Fame updates itself in a new movie
Fame returns to the big screen with a re-imagining of the award-winning 1980 classic.
Updated: September 25, 2009 1:06 PM
Almost 30 years ago, a movie centred on a group of students and their studies at the New York High School of Performing Arts became a hit and received two Academy Awards, a spin-off TV series and a musical which has played in London’s West End since 1995.
Fame now gets a re-imagining on the big screen with an (almost) all new cast and music and dancing that reflects the talents of a new generation that is exposed to reality shows like American Idol and So You Think You Can Dance.
The only returning star of the original movie and TV series is Debbie Allen, who played Lydia Grant and has since been very influential in both TV and movies, most notably directing a number of TV series including the Cosby spin-off, A Different World and choreographing five consecutive Academy Awards shows.
In the new movie, she plays school principal Angela Simms.
Other notable stars in the new movie include Kelsey Grammer reuniting with his former Cheers wife Bebe Neuwirth and Megan Mullally (Will and Grace) as instructors.
Most of the young students are played by relative newcomers, as it was in the original movie.
Bruce Willis must investigate a murder in a futuristic society where human interaction has been replaced by idealized robots in Surrogates.
The year 2017 is a future in which humans live in near-total isolation, never leaving the safety and comfort of their homes, and only communicating with their fellow man through remotely-controlled robotic bodies that serve as “surrogates,” designed as better-looking versions of their human operators.
Because people are safe all the time and damage done to a surrogate is not even felt by its owner, it is a peaceful world free from fear, pain, and crime. The murder case Willis is investigating grows more complicated, however, when several humans are murdered because their surrogates are destroyed.
Ricky, Julian and Bubbles are back on the big screen in Trailer Park Boys 2: Countdown to Liquor Day.
They are about to get out of jail and Julian vows to go straight, even open a legit business. But when they arrive back at the park, they find it’s not the same old place as the park supervisor, Jim Lahey, is now sober and has big plans for the trailer park.
However, Julian has other ideas and not only does he destroy the park improvements (as well as Jim’s sobriety) but his own business fails and the boys must return to what they know best—breaking the law.

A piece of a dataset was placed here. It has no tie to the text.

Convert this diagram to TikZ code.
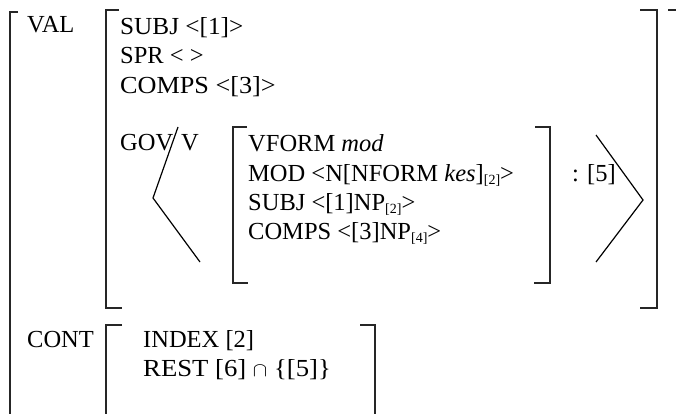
\documentclass[tikz,border=0pt]{standalone}
\usepackage{fontspec}
\setmainfont{Liberation Serif}
\newcommand{\subidx}[1]{\raisebox{-0.35ex}{\fontsize{14}{14}\selectfont #1}}
\begin{document}
\begin{tikzpicture}[x=1pt,y=-1pt,
  txt/.style={inner sep=0pt,anchor=base west,font=\fontsize{24.5}{29}\selectfont},
  brk/.style={line width=1.1pt,draw=black!85},
  ang/.style={line width=1.2pt,draw=black}]
\useasboundingbox (0,0) rectangle (676,414);
% outer brackets
\draw[brk] (18,12) -- (10,12) -- (10,416);
\draw[brk] (668,10) -- (677,10);
% VAL inner bracket
\draw[brk] (119,10) -- (106,10) -- (106,308) -- (122,308);
\draw[brk] (640,10) -- (657,10) -- (657,308) -- (640,308);
% VFORM bracket
\draw[brk] (247,127) -- (233,127) -- (233,283) -- (248,283);
\draw[brk] (535,127) -- (550,127) -- (550,283) -- (534,283);
% angle brackets
\draw[ang] (178,127) -- (153,198) -- (200,262);
\draw[ang] (596,135) -- (643,200) -- (596,262);
% CONT bracket
\draw[brk] (122,325) -- (106,325) -- (106,416);
\draw[brk] (360,325) -- (375,325) -- (375,416);
% texts
\node[txt] (val) at (27,33) {VAL};
\node[txt] (subj) at (120,35) {\scalebox{1.03}[1]{SUBJ <[1]>}};
\node[txt] (spr) at (120,64) {SPR < >};
\node[txt] (comps) at (120,94) {\scalebox{1.07}[1]{COMPS <[3]>}};
\node[txt] (gov) at (120,150) {GOV};
\node[txt] (v) at (181,150) {V};
\node[txt] (vform) at (248,152) {VFORM \textit{mod}};
\node[txt] (mod) at (248,181) {MOD <N[NFORM \textit{kes}]\subidx{[2]}>};
\node[txt] (isubj) at (248,210) {SUBJ <[1]NP\subidx{[2]}>};
\node[txt] (icomps) at (248,239) {COMPS <[3]NP\subidx{[4]}>};
\node[txt] (five) at (572,181) {: [5]};
\node[txt] (cont) at (27,347) {CONT};
\node[txt] (index) at (143,347) {INDEX [2]};
\node[txt] (rest) at (143,376) {\scalebox{1.09}[1]{REST [6] \scalebox{0.8}{$\cap$} \{[5]\}}};
\end{tikzpicture}
\end{document}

The Paramount Theatre is giving you another chance to see probably the most highly acclaimed movie of the year—The Hurt Locker. It is a riveting, suspenseful portrait of the technicians whose job is to diffuse improvised explosive devices in Iraq.
And finally, the Capitol Theatre is giving you another chance to see one of the most acclaimed romantic comedies in recent memory. (500) Days of Summer is an offbeat story of a young man’s courting of a young woman over one-and-a-half years. It shows next Thursday at 7 p.m. as part of the West Kelowna Film Festival.
Rick Davis is the manager of the Capitol Theatre in West Kelowna.